Die Schweiz positioniert sich bewusst als Premium-Standort für Hochrisikoforschung.
- «Exzellenz» als Geschäftsmodell
Die Schweiz verkauft sich global als:
- neutral
- stabil
- präzise
- diskret
- hochreguliert
Perfekt für Forschung, die anderswo politisch heikel ist.
Oder anders gesagt:
Was in anderen Ländern Proteste auslöst, wird hier technisch sauber abgewickelt. Das ist kein Zufall. Das ist Standortpolitik.
- Geopolitik: Wer nicht mitmacht, fliegt raus
Gain-of-Function- und Dual-Use-Forschung ist kein Schweizer Sonderfall, sondern Teil eines internationalen Sicherheits- und Forschungsnetzwerks. Wer dazugehören will, muss:
- kompatibel sein
- Standards übernehmen
- Definitionen akzeptieren
- «kooperationsfähig» bleiben
Wer aussteigt, verliert Einfluss. Wer Nein sagt, wird nicht mehr gefragt. Die Schweiz will drinbleiben.
- Kontrolle durch Experten statt durch Bürger
Der heikelste Punkt: Diese Forschung wird bewusst aus der demokratischen Arena herausgehalten.
Warum?
- Mit echter Information gäbe es Widerstand
- Mit Volksabstimmungen gäbe es klare Grenzen
- Mit Transparenz gäbe es politische Risiken
Also delegiert man:
- an Fachkommissionen
- an Behörden
- an «Experten»
Formal korrekt. Demokratisch ausgehöhlt.
- Das Narrativ: «Wir tun das für eure Sicherheit»
Offiziell heisst es:
- Pandemievorsorge
- bessere Impfstoffe
- Früherkennung
- Schutz der Bevölkerung
In Wahrheit:
Man schafft Risiken, um Risiken zu verstehen und hofft, sie im Griff zu behalten.
Das ist eine Wette. Und die Bevölkerung wurde nie gefragt, ob sie mitspielt.
Fazit des Schweizerischen Vereins WIR
Demokratie lebt von informierten Bürgern.

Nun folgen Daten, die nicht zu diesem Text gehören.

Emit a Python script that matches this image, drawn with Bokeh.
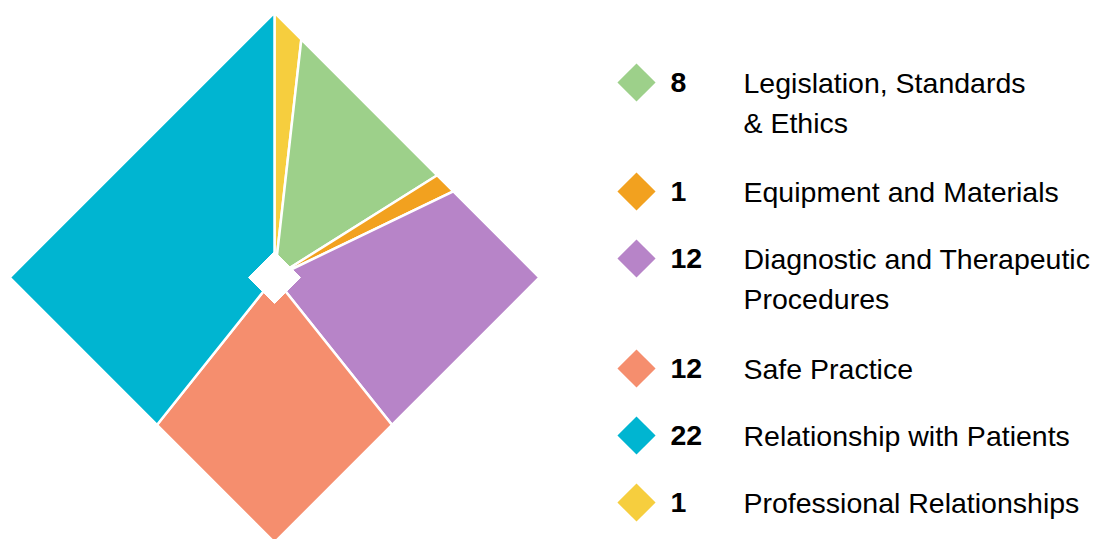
import math
from bokeh.plotting import figure
from bokeh.models import Range1d, ColumnDataSource
from bokeh.core.properties import value
from bokeh.embed import file_html
from bokeh.resources import INLINE

# ---- data (legend order) ----
categories = ["Legislation, Standards\n& Ethics", "Equipment and Materials",
              "Diagnostic and Therapeutic\nProcedures", "Safe Practice",
              "Relationship with Patients", "Professional Relationships"]
counts = [8, 1, 12, 12, 22, 1]
colors = ["#9dd08a", "#f2a11f", "#b784c8", "#f58e6e", "#00b5d1", "#f6ce3e"]
pie_order = [5, 0, 1, 2, 3, 4]   # clockwise from 12 o'clock

# ---- layout (screen-pixel data space) ----
W, H = 1095, 539
CX, CY, R = 274, 277, 265
HOLE = 26
LEG_X, NUM_X, LAB_X = 636, 670, 743
ROW_Y = [82, 191, 258, 368, 435, 502]
FS = 28.5
LINE_GAP = 41

p = figure(width=W, height=H, output_backend="svg", toolbar_location=None,
           x_range=Range1d(0, W), y_range=Range1d(H, 0),
           min_border=0, outline_line_color=None)
p.axis.visible = False
p.grid.visible = False
p.background_fill_color = "white"
p.border_fill_color = "white"


def edge_point(a):
    s, c = math.sin(a), math.cos(a)
    t = R / (abs(s) + abs(c))
    return CX + t * s, CY - t * c


total = sum(counts)
xs, ys, fills = [], [], []
start = 0.0
for i in pie_order:
    a0 = start
    a1 = start + 2 * math.pi * counts[i] / total
    px, py = [CX], [CY]
    pts = [a0]
    for k in range(5):
        corner = k * math.pi / 2
        if a0 < corner < a1:
            pts.append(corner)
    pts.append(a1)
    for a in pts:
        x, y = edge_point(a)
        px.append(x)
        py.append(y)
    xs.append(px)
    ys.append(py)
    fills.append(colors[i])
    start = a1

p.patches(xs=xs, ys=ys, fill_color=fills, line_color="white", line_width=2.5,
          line_join="miter")

# centre hole
p.scatter(x=[CX], y=[CY], marker="square", size=2 * HOLE / math.sqrt(2),
          angle=math.pi / 4, fill_color="white", line_color="white")

# legend
lab_y = [y + c.count("\n") * LINE_GAP / 2 for y, c in zip(ROW_Y, categories)]
src = ColumnDataSource(dict(
    x=[LEG_X] * len(counts), nx=[NUM_X] * len(counts), lx=[LAB_X] * len(counts),
    y=ROW_Y, ly=lab_y, color=colors, num=[str(c) for c in counts], lab=categories))
p.scatter(x="x", y="y", source=src, marker="square", size=27, angle=math.pi / 4,
          fill_color="color", line_color=None)
p.text(x="nx", y="y", text="num", source=src, text_font=value("Liberation Sans"),
       text_font_size=f"{FS}px", text_font_style="bold", text_color="black",
       text_baseline="middle", text_align="left")
p.text(x="lx", y="ly", text="lab", source=src, text_font=value("Liberation Sans"),
       text_font_size=f"{FS}px", text_color="black", text_baseline="middle",
       text_align="left", text_line_height=LINE_GAP / (1.145 * FS))

open("out.html", "w").write(file_html(p, INLINE))
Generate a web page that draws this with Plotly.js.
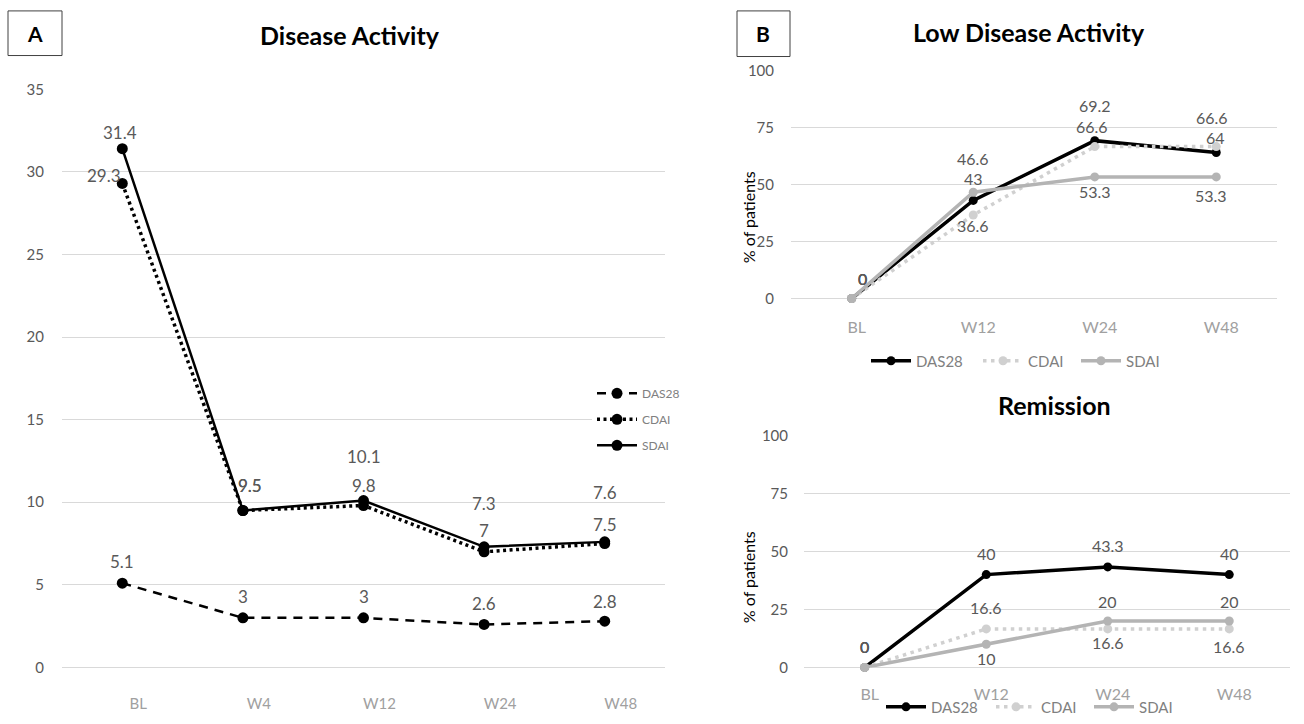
<!DOCTYPE html>
<html><head><meta charset="utf-8">
<script src="https://cdn.plot.ly/plotly-3.0.1.min.js"></script>
<style>html,body{margin:0;padding:0;background:#fff}#chart{width:1304px;height:724px}</style>
</head><body><div id="chart"></div>
<script>
// ---- data ----
const categoriesA = ['BL','W4','W12','W24','W48'];
const das28A = [5.1, 3, 3, 2.6, 2.8];
const cdaiA  = [29.3, 9.5, 9.8, 7, 7.5];
const sdaiA  = [31.4, 9.5, 10.1, 7.3, 7.6];

const categoriesB = ['BL','W12','W24','W48'];
const das28LDA = [0, 43, 69.2, 64];
const cdaiLDA  = [0, 36.6, 66.6, 66.6];
const sdaiLDA  = [0, 46.6, 53.3, 53.3];

const das28Rem = [0, 40, 43.3, 40];
const cdaiRem  = [0, 16.6, 16.6, 16.6];
const sdaiRem  = [0, 10, 20, 20];

const seriesNames = ['DAS28','CDAI','SDAI'];
const titleA = 'Disease Activity';
const titleB1 = 'Low Disease Activity';
const titleB2 = 'Remission';
const yTitleB = '% of patients';

// ---- style ----
const W = 1304, H = 724;
const FONT = 'Lato, "Open Sans", sans-serif';
const px = v => v / W, py = v => 1 - v / H;
const labelGray = '#595959';
const gridCol = '#d9d9d9';

// label offsets [dx, dy-up] per point (styling only)
const offA = {
  DAS28: [[0,22],[0,21],[0,21],[0,21],[0,20]],
  CDAI:  [[-18,8],[7,25],[0,20],[0,21],[0,19]],
  SDAI:  [[-2,16],[7,25],[0,44],[0,43],[0,49]]
};
const offLDA = {
  DAS28: [[11,20],[0,22],[0,35],[-1,15]],
  CDAI:  [[11,20],[0,-10],[-3,20],[-4,29]],
  SDAI:  [[11,20],[0,34],[0,-15],[-5,-19]]
};
const offRem = {
  DAS28: [[0,21],[0,21],[0,21],[0,21]],
  CDAI:  [[0,21],[0,21],[0,-14],[0,-18]],
  SDAI:  [[0,21],[0,-14],[0,20],[0,20]]
};
const legWidthTop = {DAS28: 57, CDAI: 43, SDAI: 40};
const legWidthBot = {DAS28: 55, CDAI: 43, SDAI: 40};

const traces = [];
const ann = [];

function addLabels(cats, vals, offs, xref, yref, size) {
  vals.forEach((v, i) => {
    ann.push({x: cats[i], y: v, xref, yref, text: String(v), showarrow: false,
      xanchor: 'center', yanchor: 'middle',
      xshift: offs[i][0], yshift: offs[i][1],
      font: {family: FONT, size, color: labelGray}});
  });
}

// Panel A
const styleA = {
  DAS28: {dash: '9px,7px', width: 2.5},
  CDAI:  {dash: '3px,3.5px', width: 3.5},
  SDAI:  {dash: 'solid', width: 2.5}
};
[das28A, cdaiA, sdaiA].forEach((vals, k) => {
  const nm = seriesNames[k];
  traces.push({x: categoriesA, y: vals, name: nm, type: 'scatter', mode: 'lines+markers',
    xaxis: 'x', yaxis: 'y', legend: 'legend', legendgroup: 'a' + nm, cliponaxis: false,
    line: {color: '#000', width: styleA[nm].width, dash: styleA[nm].dash},
    marker: {color: '#000', size: 11}, hoverinfo: 'skip'});
  addLabels(categoriesA, vals, offA[nm], 'x', 'y', 17);
});

// Panel B
const colB = {DAS28: '#000000', CDAI: '#d0d0d0', SDAI: '#b4b4b4'};
const dashB = {DAS28: 'solid', CDAI: '3.5px,4.5px', SDAI: 'solid'};
[[das28LDA, cdaiLDA, sdaiLDA, 'x2', 'y2', 'legend2', offLDA, legWidthTop],
 [das28Rem, cdaiRem, sdaiRem, 'x3', 'y3', 'legend3', offRem, legWidthBot]].forEach(set => {
  for (let k = 0; k < 3; k++) {
    const nm = seriesNames[k];
    traces.push({x: categoriesB, y: set[k], name: nm, type: 'scatter', mode: 'lines+markers',
      xaxis: set[3], yaxis: set[4], legend: set[5], cliponaxis: false, legendwidth: set[7][nm],
      line: {color: colB[nm], width: 3.5, dash: dashB[nm]},
      marker: {color: colB[nm], size: 9}, hoverinfo: 'skip'});
  }
  for (let k = 0; k < 3; k++) addLabels(categoriesB, set[k], set[6][seriesNames[k]], set[3], set[4], 16);
});

// titles & boxes
function paperText(x, y, text, size, extra) {
  ann.push(Object.assign({xref:'paper', yref:'paper', x: px(x), y: py(y), text, showarrow:false,
    xanchor:'center', yanchor:'middle', font:{family: FONT, size, color:'#000'}}, extra || {}));
}
paperText(350, 35, '<b>'+titleA+'</b>', 25);
paperText(1029, 32, '<b>'+titleB1+'</b>', 25);
paperText(1054, 408, '<b>'+titleB2+'</b>', 25);
paperText(35, 34, '<b>A</b>', 21);
paperText(763, 34, '<b>B</b>', 21);
paperText(748, 219, yTitleB, 16, {textangle: -90});
paperText(748, 582, yTitleB, 16, {textangle: -90});

const shapes = [
  {type:'rect', xref:'paper', yref:'paper', x0: px(8), x1: px(62), y0: py(56), y1: py(11), line:{color:'#404040', width:1}},
  {type:'rect', xref:'paper', yref:'paper', x0: px(737), x1: px(790), y0: py(57), y1: py(11), line:{color:'#404040', width:1}}
];

const xBase = {showgrid:false, zeroline:false, showline:false, ticks:'', type:'category'};
const yBase = {showgrid:true, gridcolor: gridCol, gridwidth:1, zeroline:true, zerolinecolor: gridCol, zerolinewidth:1,
  showline:false, ticks:''};

const layout = {
  width: W, height: H, margin:{l:0,r:0,t:0,b:0}, paper_bgcolor:'#fff', plot_bgcolor:'#fff',
  font:{family: FONT},
  xaxis: Object.assign({}, xBase, {domain:[px(62), px(665)], range:[-0.5, 4.5], anchor:'y',
    tickfont:{family: FONT, size: 15, color:'#a0a0a0'}, ticklabelstandoff: 26, ticklabelshift: 16}),
  yaxis: Object.assign({}, yBase, {domain:[py(673), py(90)], range:[0,35], dtick:5, anchor:'x',
    tickfont:{family: FONT, size: 15, color: labelGray}, ticklabelstandoff: 17}),
  xaxis2: Object.assign({}, xBase, {domain:[px(791), px(1277)], range:[-0.5, 3.5], anchor:'y2',
    tickfont:{family: FONT, size: 16, color:'#a0a0a0'}, ticklabelstandoff: 17, ticklabelshift: 5}),
  yaxis2: Object.assign({}, yBase, {domain:[py(301), py(71)], range:[0,100], dtick:25, anchor:'x2',
    tickfont:{family: FONT, size: 15, color: labelGray}, ticklabelstandoff: 16}),
  xaxis3: Object.assign({}, xBase, {domain:[px(804), px(1290)], range:[-0.5, 3.5], anchor:'y3',
    tickfont:{family: FONT, size: 16, color:'#a0a0a0'}, ticklabelstandoff: 16, ticklabelshift: 5}),
  yaxis3: Object.assign({}, yBase, {domain:[py(673), py(439)], range:[0,100], dtick:25, anchor:'x3',
    tickfont:{family: FONT, size: 15, color: labelGray}, ticklabelstandoff: 15}),
  legend: {orientation:'v', x: px(592), y: py(382), xanchor:'left', yanchor:'top', bgcolor:'#ffffff',
    itemwidth: 40, traceorder:'grouped', tracegroupgap: 7, font:{family: FONT, size: 12, color:'#808080'}},
  legend2: {orientation:'h', x: px(866), y: py(364), xanchor:'left', yanchor:'middle', bgcolor:'rgba(0,0,0,0)',
    itemwidth: 40, font:{family: FONT, size: 15, color:'#808080'}},
  legend3: {orientation:'h', x: px(881), y: py(713), xanchor:'left', yanchor:'middle', bgcolor:'rgba(0,0,0,0)',
    itemwidth: 40, font:{family: FONT, size: 15, color:'#808080'}},
  annotations: ann, shapes: shapes, showlegend: true
};

Plotly.newPlot('chart', traces, layout, {staticPlot: true, displayModeBar: false});
</script>
</body></html>
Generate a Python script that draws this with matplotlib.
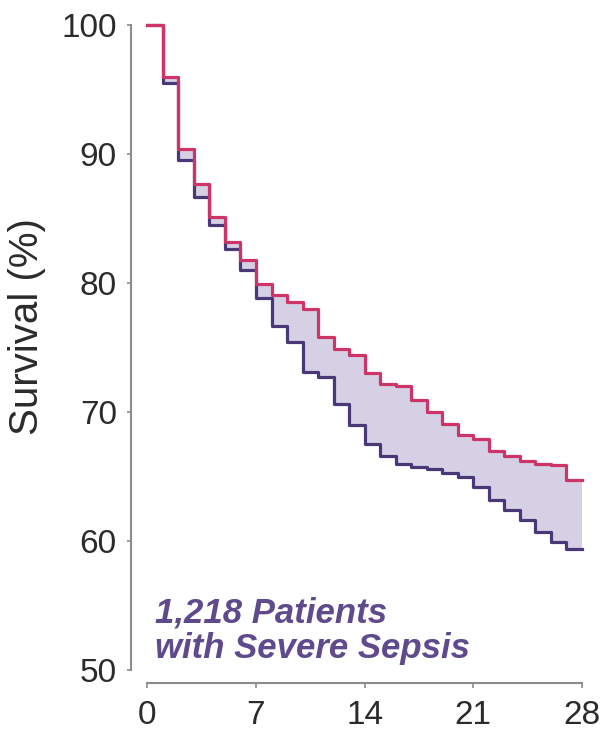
import matplotlib
matplotlib.use("Agg")
import matplotlib.pyplot as plt
import numpy as np

# data (survival %, one value per day, last one repeated)
days = np.arange(0, 29)
upper_surv = [100, 96.0, 90.4, 87.7, 85.1, 83.2, 81.8, 79.9, 79.1, 78.5,
              78.0, 75.8, 74.9, 74.4, 73.0, 72.2, 72.0, 70.9, 70.0, 69.1,
              68.2, 67.9, 67.0, 66.6, 66.2, 66.0, 65.9, 64.7, 64.7]
lower_surv = [100, 95.5, 89.5, 86.7, 84.5, 82.6, 81.0, 78.8, 76.7, 75.4,
              73.1, 72.7, 70.6, 69.0, 67.5, 66.6, 66.0, 65.7, 65.6, 65.3,
              65.0, 64.2, 63.2, 62.4, 61.6, 60.7, 59.9, 59.4, 59.4]
xticks = [0, 7, 14, 21, 28]
yticks = [50, 60, 70, 80, 90, 100]
note_lines = ["1,218 Patients", "with Severe Sepsis"]

# parameter setting
plt.rcParams['font.family'] = ['Liberation Sans', 'DejaVu Sans']
fontsize = 24
lw = 2.3
spine_col = "#8c8c8c"
upper_col = "#cf3468"
lower_col = "#4a3777"
fill_col = "#d5d0e4"
text_col = "#5e4a8c"

fig = plt.figure(figsize=(6.09, 7.31), dpi=100)
ax = fig.add_axes([0.2419, 0.0834, 0.7138, 0.8824])

# shaded gap between the two curves
ax.fill_between(days, lower_surv, upper_surv, step="post", color=fill_col, lw=0)
ax.step(days, lower_surv, where="post", color=lower_col, lw=lw, clip_on=False)
ax.step(days, upper_surv, where="post", color=upper_col, lw=lw, clip_on=False)

ax.set_xlim(0, 28)
ax.set_ylim(50, 100)
ax.set_xticks(xticks)
ax.set_yticks(yticks)

# spines
for side in ["top", "right"]:
    ax.spines[side].set_visible(False)
ax.spines["left"].set_position(("outward", 11.5))
ax.spines["bottom"].set_position(("outward", 9.4))
ax.spines["left"].set_bounds(50, 100)
ax.spines["bottom"].set_bounds(0, 28)
for side in ["left", "bottom"]:
    ax.spines[side].set_color(spine_col)
    ax.spines[side].set_linewidth(1.5)

ax.tick_params(axis="both", labelsize=fontsize, colors=spine_col,
               labelcolor="#2b2b2b", width=1.2, direction="out")
ax.tick_params(axis="y", length=3, pad=7.5)
ax.tick_params(axis="x", length=3.5, pad=8.5)

fig.text(27/609, 1 - 327/731, "Survival (%)", rotation=90, ha="center",
         va="center", fontsize=29, color="#2b2b2b")

# annotation
ax.text(0.5, 53.7, note_lines[0], fontsize=25, fontweight="bold",
        fontstyle="italic", color=text_col, va="baseline")
ax.text(0.5, 50.9, note_lines[1], fontsize=25, fontweight="bold",
        fontstyle="italic", color=text_col, va="baseline")

fig.savefig("out.png", dpi=100)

Wer Hochrisikoforschung erlaubt, die selbst von Behörden als missbrauchsgefährlich eingestuft wird, kann nicht gleichzeitig Transparenz verweigern und Vertrauen einfordern.
Der Verein WIR fordert:
- vollständige öffentliche Offenlegung
- echte politische Debatte
- und vor allem: demokratische Kontrolle
Alles andere ist keine Wissenschaftspolitik. Es ist ein Spiel mit dem Feuer.